Merging multi-omics features with the lipid profiles in the final modelling study resulted in the sparse feature selection MLR-EM identifying lipids PS (40:1) p < 0.05, TG (36:0) p = 0.008, PE (42:6) p = 0.01, MG (18:0) p = 0.003, PA (24:0) p = 0.01 and PC (18:2) p < 0.05, as useful for classifying CFI versus mCRC. Conspicuously, throughout the analysis, PS subsets appeared to be an excellent predictor to classify mCRC group. In addition, although we assumed the addition of prognostic gene biomarkers such as MSCI, KRAS and BRAF might improve model predictions, our study identified that compared to KRAS and BRAF, MLH-1 gene (p = 0.2) also classified disease cohorts. However, the MLH-1 gene was not statistically significant enough to serve as a potential biomarker candidate in isolation. Therefore, study of a large number of samples with MSI mutation status may be useful to improve disease prediction and classification accuracy. In addition, the MLR-EM model identified chemokines such as IL-8 and PF-4 as relevant features classifying CRC cases versus the CFI cohort. Based on a previous study, we suggest that there might be a significant link between PS and chemokines in the progression of metastatic CRC (Meyer et al., 2017). Meyer et al. reported that thrombin-stimulated PF-4 produced α-granules (a cellular component of platelet containing coagulant proteins) enriched with PS (Meyer et al., 2017). We observed that our models (p = 0.05) consistently predicted lipids such as PS along with TG and PE, and chemokines including PL-4. We suggest that in biomarker identification, addition of IL-8, PL-4 and MLH-1 may improve the ability of ML models to accurately classify CRC subtypes. Our biomarker features can be used in large scale studies to validate clinical outcome in CRC and compare cancer free CRC cohorts to recurrent CRC individual.

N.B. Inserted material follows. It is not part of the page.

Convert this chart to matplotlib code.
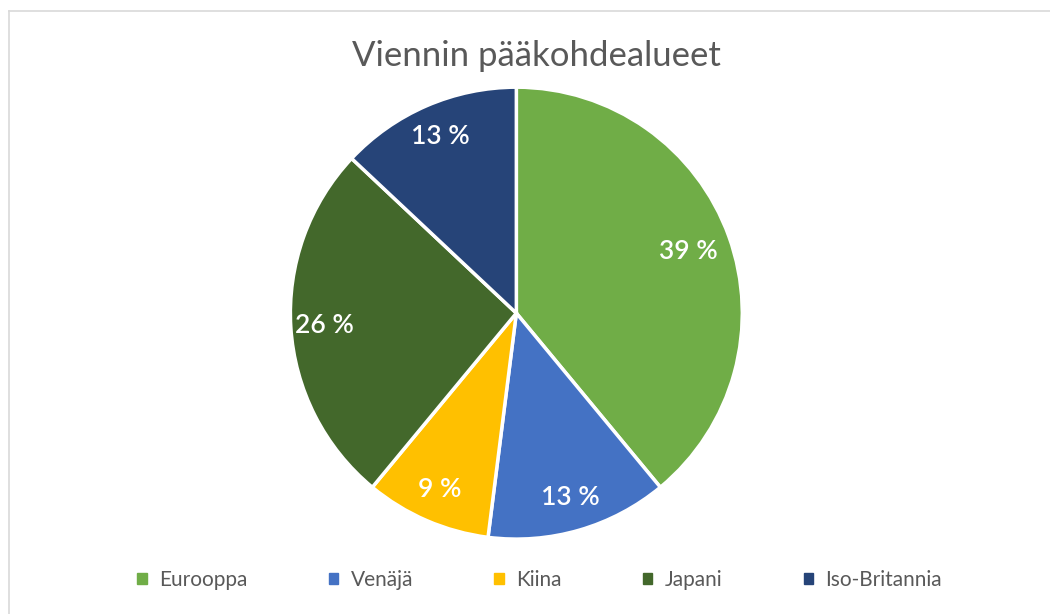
import matplotlib
matplotlib.use("Agg")
import matplotlib.pyplot as plt
from matplotlib.lines import Line2D

plt.rcParams['font.family'] = ['Lato', 'DejaVu Sans']

regions = ['Eurooppa', 'Venäjä', 'Kiina', 'Japani', 'Iso-Britannia']
shares = [39, 13, 9, 26, 13]
colors = ['#70AD47', '#4472C4', '#FFC000', '#43682B', '#264478']
title = 'Viennin pääkohdealueet'

fig = plt.figure(figsize=(10.5, 6.14), dpi=100)
fig.patch.set_facecolor('white')

# light grey chart border (top and left visible)
fig.add_artist(Line2D([8.5/1050, 1.0], [1-10.5/614]*2, color='#d9d9d9', lw=1.2))
fig.add_artist(Line2D([8.5/1050]*2, [0, 1-10.5/614], color='#d9d9d9', lw=1.2))

ax = fig.add_axes([0.2765, 0.122, 0.4305, 0.736])
wedges, texts, autotexts = ax.pie(
    shares, colors=colors, startangle=90, counterclock=False,
    autopct=lambda p: f'{p:.0f} %', pctdistance=0.85,
    wedgeprops=dict(edgecolor='white', linewidth=2.5),
    textprops=dict(color='white', fontsize=19, fontweight='semibold'))
x0, y0 = autotexts[0].get_position()
autotexts[0].set_position((x0 * 0.95, y0 * 0.95))
ax.set_xlim(-1.0, 1.0)
ax.set_ylim(-1.0, 1.0)
ax.set_aspect('equal')
ax.axis('off')

fig.text(0.511, 0.908, title, ha='center', va='center', fontsize=25, color='#595959')

handles = [plt.Rectangle((0, 0), 1, 1, color=c) for c in colors]
fig.legend(handles, regions, loc='center', bbox_to_anchor=(0.514, 0.055), ncol=5,
           frameon=False, fontsize=15, labelcolor='#595959',
           handlelength=0.45, handleheight=0.45, handletextpad=0.6, columnspacing=3.9)

fig.savefig('out.png', dpi=100, facecolor='white')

In this work, we have identified a novel integrated biomarker panel including lipidomic, genetic, and proteomic biomarkers which, upon further validation, could improve the diagnostic accuracy of CRC staging. The limitations of our study are primarily the relatively small cohort of patients in the study (data set size and completeness). Clearly, data-driven methods like machine learning improve substantially when trained on larger data sets. Interestingly, key biomarkers such as KRAS, BRAF, and CEA were not identified as competitive disease progression discriminators, but this may change with larger cohorts.

5 Conclusion

Our ML models identified a range of disease-relevant lipid subtypes, including phospholipids and sphingolipids in patient plasma samples. The model identified more than 9 lipid subtypes that could be potential molecular biomarkers for classifying CRC and CLM compared to CFI. These lipids could also be valuable in predicting the recurrence/pathogenesis of CRC after adjuvant therapy. Our analysis provides evidence that a combination of multi-omics features such as IL-8, PF-4, MLH-1, and specific plasma PS and PE lipids can help predict tumour progression in the early stages of CRC. Analysis of a larger sample size from well-characterised clinical cohorts is likely to further strengthen our ML models, which show significant promise in guiding biomarker selection for CRC disease management.